A first-principles density functional theory study on the piezocatalytic activity of tetragonal perovskite PbTiO3

Piezoelectric materials have been found to possess high catalytic activity under external mechanical excitations, such as ultrasonic waves or collisions. Energy band theory (EBT) based on electronic excitation in semiconductors has been widely used to investigate piezocatalytic activity from a macroscopic perspective, while the microscopic correlation between the piezoelectric feature and surface chemical reactivity was not fully understood at the current stage. In this work, to overcome the limitation of conventional finite element modeling of piezoelectric materials, we employ the first-principles density functional theory (DFT) to study the electronic properties, macroscopic electrostatic potential, surface polarization, and chemical adsorption energy of tetragonal PbTiO3 under external mechanical strains. The correlations between the band structure, piezopotential, space charge distribution, and surface adsorption energy of the *OH/H groups are discussed in our work. Our simulation shows that the bulk PTO and layered PTO exhibit opposite trends in the band gap change under external strain.

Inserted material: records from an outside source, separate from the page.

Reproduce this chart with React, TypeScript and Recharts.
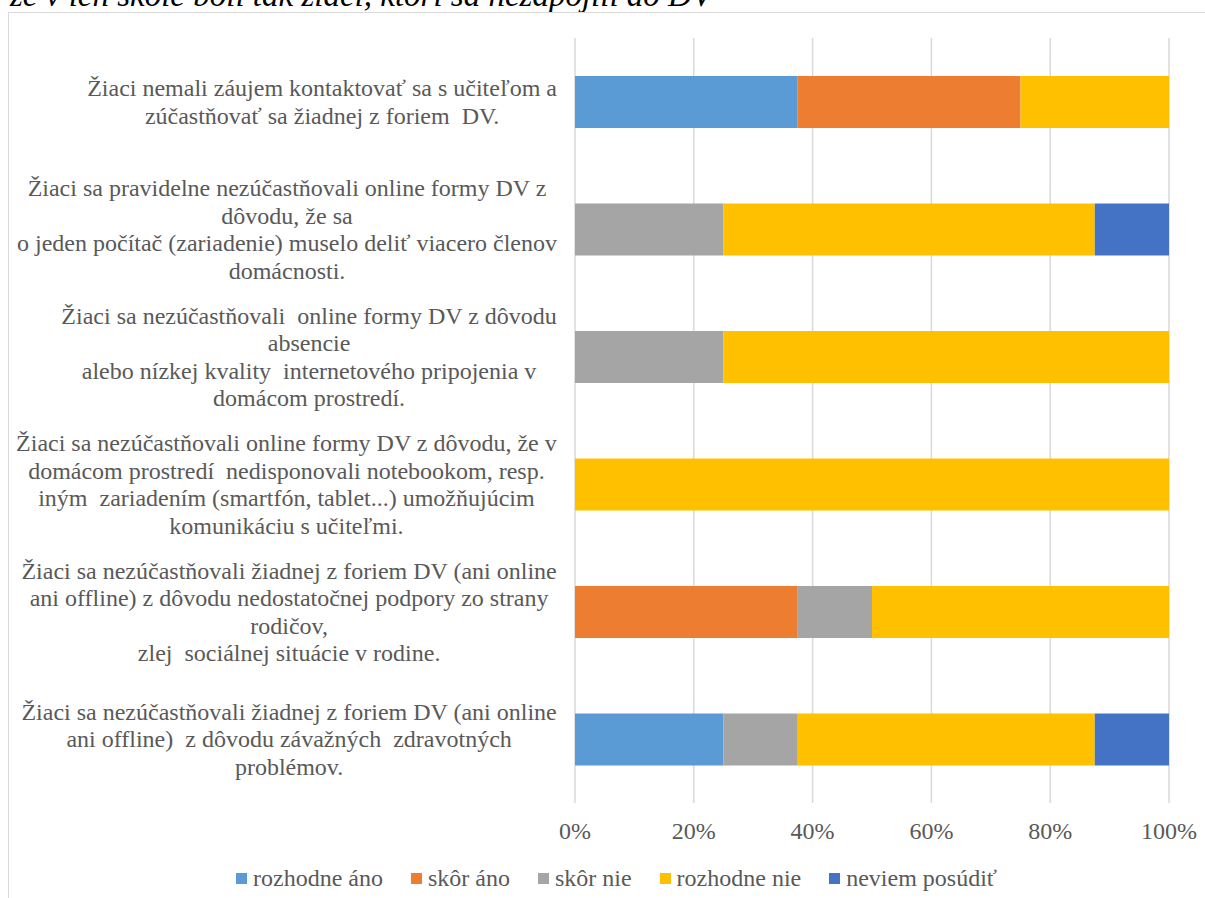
import React from 'react';
import { BarChart, Bar, XAxis, YAxis, CartesianGrid } from 'recharts';

const categories = [
  'Žiaci nemali záujem kontaktovať sa s učiteľom a\nzúčastňovať sa žiadnej z foriem  DV.',
  'Žiaci sa pravidelne nezúčastňovali online formy DV z\ndôvodu, že sa\no jeden počítač (zariadenie) muselo deliť viacero členov\ndomácnosti.',
  'Žiaci sa nezúčastňovali  online formy DV z dôvodu\nabsencie\nalebo nízkej kvality  internetového pripojenia v\ndomácom prostredí.',
  'Žiaci sa nezúčastňovali online formy DV z dôvodu, že v\ndomácom prostredí  nedisponovali notebookom, resp.\niným  zariadením (smartfón, tablet...) umožňujúcim\nkomunikáciu s učiteľmi.',
  'Žiaci sa nezúčastňovali žiadnej z foriem DV (ani online\nani offline) z dôvodu nedostatočnej podpory zo strany\nrodičov,\nzlej  sociálnej situácie v rodine.',
  'Žiaci sa nezúčastňovali žiadnej z foriem DV (ani online\nani offline)  z dôvodu závažných  zdravotných\nproblémov.',
];

const rozhodneAno = [37.5, 0, 0, 0, 0, 25];
const skorAno = [37.5, 0, 0, 0, 37.5, 0];
const skorNie = [0, 25, 25, 0, 12.5, 12.5];
const rozhodneNie = [25, 62.5, 75, 100, 50, 50];
const neviemPosudit = [0, 12.5, 0, 0, 0, 12.5];

const xTicks = [0, 20, 40, 60, 80, 100];

const series = [
  { key: 'rozhodneAno', name: 'rozhodne áno', values: rozhodneAno, color: '#5B9BD5' },
  { key: 'skorAno', name: 'skôr áno', values: skorAno, color: '#ED7D31' },
  { key: 'skorNie', name: 'skôr nie', values: skorNie, color: '#A5A5A5' },
  { key: 'rozhodneNie', name: 'rozhodne nie', values: rozhodneNie, color: '#FFC000' },
  { key: 'neviemPosudit', name: 'neviem posúdiť', values: neviemPosudit, color: '#4472C4' },
];

const data = categories.map((label, i) => {
  const row: Record<string, string | number> = { label };
  series.forEach((s) => {
    row[s.key] = s.values[i];
  });
  return row;
});

const FONT = '"Liberation Serif", "Times New Roman", serif';
const LABEL_SIZE = 24;
const LINE_H = 27.5;

let measureCtx: CanvasRenderingContext2D | null = null;
function textWidth(t: string) {
  if (!measureCtx) {
    measureCtx = document.createElement('canvas').getContext('2d');
  }
  if (!measureCtx) return t.length * 10;
  measureCtx.font = `${LABEL_SIZE}px ${FONT}`;
  return measureCtx.measureText(t).width;
}

// category labels: each block is centred on itself and right-aligned to the axis
function CategoryTick(props: any) {
  const { x, y, payload } = props;
  const lines: string[] = String(payload.value).split('\n');
  const maxW = Math.max(...lines.map(textWidth));
  const cx = x - maxW / 2;
  return (
    <g>
      {lines.map((line, i) => (
        <text
          key={i}
          x={cx}
          y={y + (i - (lines.length - 1) / 2) * LINE_H}
          textAnchor="middle"
          dominantBaseline="central"
          fontFamily={FONT}
          fontSize={LABEL_SIZE}
          fill="#595959"
          style={{ whiteSpace: 'pre' }}
        >
          {line}
        </text>
      ))}
    </g>
  );
}

export default function App() {
  return (
    <div
      style={{
        position: 'absolute',
        left: 0,
        top: 0,
        width: 1205,
        height: 898,
        overflow: 'hidden',
        background: '#fff',
        fontFamily: FONT,
      }}
    >
      <svg width={1205} height={30} style={{ position: 'absolute', left: 0, top: 0 }}>
        <text x={10} y={6} fontFamily={FONT} fontSize={33} fontStyle="italic" fill="#000">
          že v ich škole boli tak žiaci, ktorí sa nezapojili do DV
        </text>
      </svg>
      <div
        style={{
          position: 'absolute',
          left: 8,
          top: 12,
          width: 1210,
          height: 900,
          border: '1.5px solid #d9d9d9',
        }}
      />
      <div style={{ position: 'absolute', left: 0, top: 0 }}>
        <BarChart
          width={1205}
          height={898}
          data={data}
          layout="vertical"
          margin={{ top: 38, right: 36, left: 0, bottom: 55 }}
        >
          <CartesianGrid horizontal={false} stroke="#d9d9d9" strokeWidth={1.5} />
          <XAxis
            type="number"
            domain={[0, 100]}
            ticks={xTicks}
            tickFormatter={(v) => `${v}%`}
            axisLine={false}
            tickLine={false}
            height={40}
            tick={{ fontSize: 24, fill: '#595959', fontFamily: FONT }}
            tickMargin={13}
          />
          <YAxis
            type="category"
            dataKey="label"
            width={575}
            axisLine={false}
            tickLine={false}
            tick={<CategoryTick />}
            tickMargin={12}
            interval={0}
          />
          {series.map((s) => (
            <Bar
              key={s.key}
              dataKey={s.key}
              name={s.name}
              stackId="a"
              fill={s.color}
              barSize={52}
              isAnimationActive={false}
            />
          ))}
        </BarChart>
      </div>
      <div
        style={{
          position: 'absolute',
          top: 865,
          left: 236,
          display: 'flex',
          alignItems: 'center',
          fontSize: 24,
          color: '#595959',
          whiteSpace: 'nowrap',
        }}
      >
        {series.map((s) => (
          <div key={s.key} style={{ display: 'flex', alignItems: 'center', marginRight: 28 }}>
            <span style={{ width: 11, height: 11, background: s.color, marginRight: 6, display: 'inline-block' }} />
            <span>{s.name}</span>
          </div>
        ))}
      </div>
    </div>
  );
}
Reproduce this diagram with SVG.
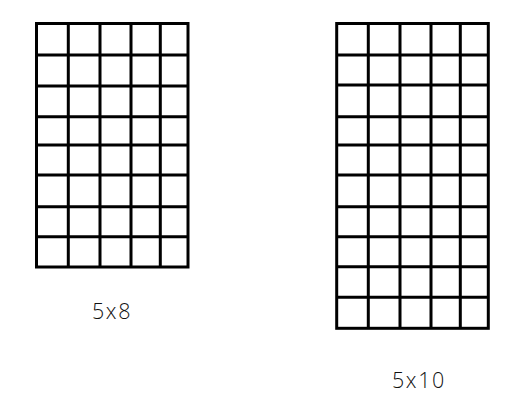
<svg xmlns="http://www.w3.org/2000/svg" width="508" height="407" viewBox="0 0 508 407">
<style>
.g{fill:none;stroke:#000;stroke-width:3}
.t{font-family:"Open Sans",sans-serif;font-size:21.5px;font-weight:300;fill:#111;letter-spacing:1.6px}
</style>
<rect width="508" height="407" fill="#fff"/>
<g id="grid-5x8">
<rect class="g" x="36.5" y="23.5" width="151.5" height="243.5"/>
<path class="g" d="M68.3 23.5V267M100 23.5V267M131 23.5V267M160.3 23.5V267M36.5 55H188M36.5 86H188M36.5 116.7H188M36.5 145H188M36.5 175H188M36.5 206.7H188M36.5 236.7H188"/>
</g>
<g id="grid-5x10">
<rect class="g" x="336.7" y="23.5" width="151.6" height="304.8"/>
<path class="g" d="M368.3 23.5V328.3M400 23.5V328.3M431 23.5V328.3M460.3 23.5V328.3M336.7 55H488.3M336.7 85H488.3M336.7 116.7H488.3M336.7 145H488.3M336.7 175H488.3M336.7 206.7H488.3M336.7 236.7H488.3M336.7 266.7H488.3M336.7 297.3H488.3"/>
</g>
<text class="t" x="92" y="319">5x8</text>
<text class="t" x="392" y="388">5x10</text>
</svg>
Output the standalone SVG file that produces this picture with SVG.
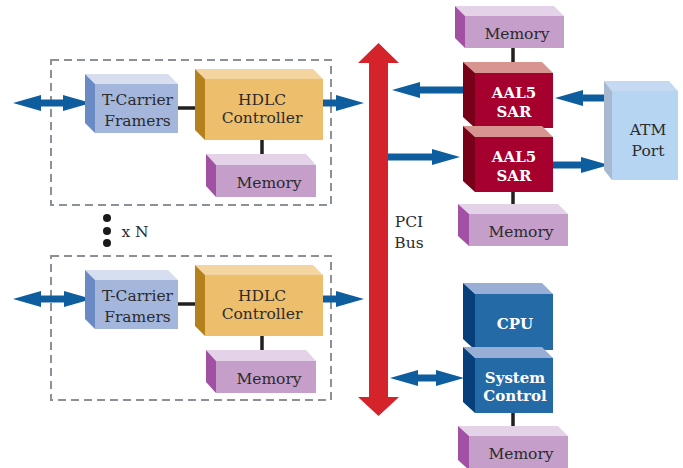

In addition, a nonmonotonic correlation between the change of dipole moment piezopotential versus the applied strain was found in few-layer PTO, which could directly quantify the driving force of piezocatalysis. Finally, the enhanced surface adsorption of *OH and *H on PTO was observed under both tensile and compressive strain, which reveals how piezoelectric features affect the surface chemical process in thermodynamics. Our work provides a significant mechanistic insight into the piezocatalytic behavior of general polar perovskite, which could facilitate the development of piezoelectric materials in energy conversion and environmental applications.